(Collected data)
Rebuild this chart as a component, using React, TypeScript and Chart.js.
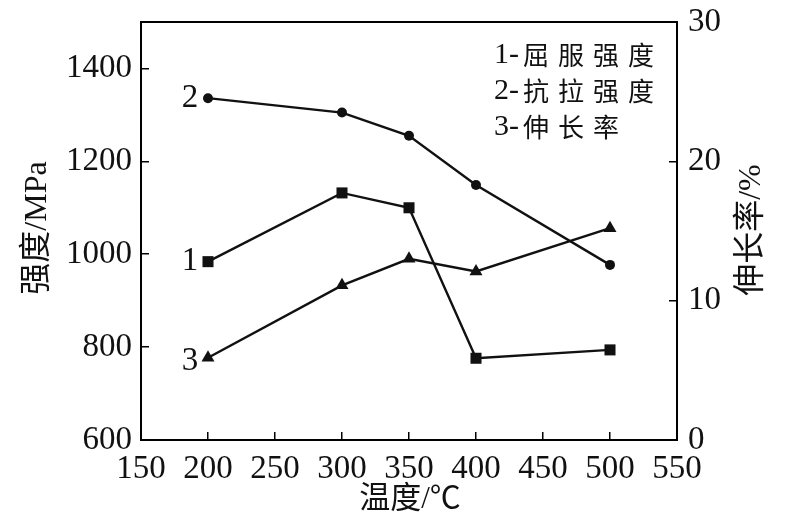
import React, { useEffect, useRef } from 'react';
import { Chart, registerables } from 'chart.js';

Chart.register(...registerables);

const temperatures = [200, 300, 350, 400, 500];
const yieldStrength = [984, 1132, 1100, 776, 794];
const tensileStrength = [1336, 1305, 1255, 1149, 977];
const elongation = [5.9, 11.1, 13.0, 12.1, 15.2];

const xTicks = [150, 200, 250, 300, 350, 400, 450, 500, 550];
const leftTicks = [600, 800, 1000, 1200, 1400];
const rightTicks = [0, 10, 20, 30];

const seriesTags = ['1', '2', '3'];
const legendLines: [string, string][] = [
  ['1-', '屈服强度'],
  ['2-', '抗拉强度'],
  ['3-', '伸长率'],
];
const xTitle = '温度/℃';
const yTitle = '强度/MPa';
const y1Title = '伸长率/%';

const FONT = "'Liberation Serif', 'Noto Sans CJK SC', serif";

const overlayPlugin = {
  id: 'overlay',
  afterDraw(chart: any) {
    const ctx = chart.ctx;
    const a = chart.chartArea;
    const xs = chart.scales.x;
    const ys = chart.scales.y;
    const y1s = chart.scales.y1;
    ctx.save();
    // frame
    ctx.strokeStyle = '#000';
    ctx.lineWidth = 2;
    ctx.strokeRect(a.left, a.top, a.right - a.left, a.bottom - a.top);

    ctx.fillStyle = '#111';
    // series tags
    ctx.font = `33px ${FONT}`;
    ctx.textAlign = 'center';
    ctx.textBaseline = 'middle';
    const x0 = xs.getPixelForValue(temperatures[0]) - 18;
    ctx.fillText(seriesTags[0], x0, ys.getPixelForValue(yieldStrength[0]));
    ctx.fillText(seriesTags[1], x0, ys.getPixelForValue(tensileStrength[0]));
    ctx.fillText(seriesTags[2], x0, y1s.getPixelForValue(elongation[0]) + 4);

    // legend text
    legendLines.forEach((ln, i) => {
      const y = 55 + i * 36;
      ctx.textAlign = 'left';
      ctx.font = `30px ${FONT}`;
      ctx.fillText(ln[0], 494, y);
      ctx.font = `26px 'Noto Sans CJK SC'`;
      Array.from(ln[1]).forEach((ch, j) => {
        ctx.fillText(ch, 523 + j * 35, y);
      });
    });

    // x title
    ctx.font = `31px ${FONT}`;
    ctx.textAlign = 'center';
    ctx.fillText(xTitle, 410, 500);

    // y titles rotated
    ctx.font = `32px ${FONT}`;
    ctx.save();
    ctx.translate(38, 228);
    ctx.rotate(-Math.PI / 2);
    ctx.fillText(yTitle, 0, 0);
    ctx.restore();

    ctx.save();
    ctx.translate(752, 230);
    ctx.rotate(-Math.PI / 2);
    ctx.fillText(y1Title, 0, 0);
    ctx.restore();

    ctx.restore();
  },
};

export default function App() {
  const ref = useRef<HTMLCanvasElement>(null);
  useEffect(() => {
    if (!ref.current) return;
    const tickFont = { family: FONT, size: 33 };
    const gridOpts = {
      drawOnChartArea: false,
      tickLength: -8,
      color: '#000',
      tickColor: '#000',
      lineWidth: 1.5,
    };
    const fmt = (v: any) => String(v);
    const noPad = (s: any) => {
      s.paddingTop = 0;
      s.paddingBottom = 0;
      s.paddingLeft = 0;
      s.paddingRight = 0;
    };
    const mk = (vals: number[]) => temperatures.map((t, i) => ({ x: t, y: vals[i] }));
    const line = { borderColor: '#111', backgroundColor: '#111', borderWidth: 2.4, pointBorderWidth: 0 };
    const chart = new Chart(ref.current, {
      type: 'line',
      data: {
        datasets: [
          { ...line, label: '1', data: mk(yieldStrength), yAxisID: 'y', pointStyle: 'rect', pointRadius: 7.8 },
          { ...line, label: '2', data: mk(tensileStrength), yAxisID: 'y', pointStyle: 'circle', pointRadius: 5 },
          { ...line, label: '3', data: mk(elongation), yAxisID: 'y1', pointStyle: 'triangle', pointRadius: 7.5 },
        ],
      },
      options: {
        animation: false,
        responsive: false,
        layout: { padding: { top: 22, left: 0, right: 0, bottom: 0 } },
        plugins: { legend: { display: false }, tooltip: { enabled: false } },
        scales: {
          x: {
            type: 'linear',
            min: 150,
            max: 550,
            afterBuildTicks: (s: any) => { s.ticks = xTicks.map((v) => ({ value: v })); },
            afterFit: (s: any) => { s.height = 87; noPad(s); },
            grid: gridOpts,
            border: { display: false },
            ticks: { font: tickFont, color: '#111', padding: 18, maxRotation: 0, autoSkip: false, callback: fmt },
          },
          y: {
            type: 'linear',
            position: 'left',
            min: 600,
            max: 1500,
            afterBuildTicks: (s: any) => { s.ticks = leftTicks.map((v) => ({ value: v })); },
            afterFit: (s: any) => { s.width = 141; noPad(s); },
            grid: gridOpts,
            border: { display: false },
            ticks: { font: tickFont, color: '#111', padding: 17, autoSkip: false, callback: fmt },
          },
          y1: {
            type: 'linear',
            position: 'right',
            min: 0,
            max: 30,
            afterBuildTicks: (s: any) => { s.ticks = rightTicks.map((v) => ({ value: v })); },
            afterFit: (s: any) => { s.width = 121; noPad(s); },
            grid: gridOpts,
            border: { display: false },
            ticks: { font: tickFont, color: '#111', padding: 19, autoSkip: false, callback: fmt },
          },
        },
      } as any,
      plugins: [overlayPlugin],
    });
    return () => chart.destroy();
  }, []);
  return (
    <div style={{ position: 'absolute', left: 0, top: 0, width: 798, height: 527, background: '#fff' }}>
      <canvas ref={ref} width={798} height={527} />
    </div>
  );
}
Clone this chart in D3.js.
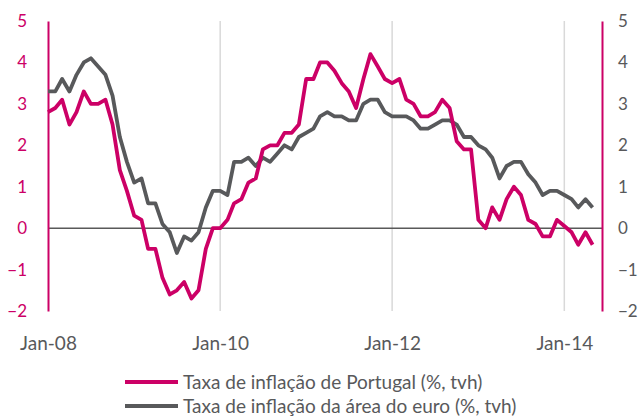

## Stated task
Look at the listing and set down only the lines from its start through the line with "Chart.register(...registerables);", word for word and without pictures.

## Correct answer
Rebuild this chart as a component, using React, TypeScript and Chart.js.
import React, { useEffect, useRef } from 'react';
import { Chart, registerables } from 'chart.js';

Chart.register(...registerables);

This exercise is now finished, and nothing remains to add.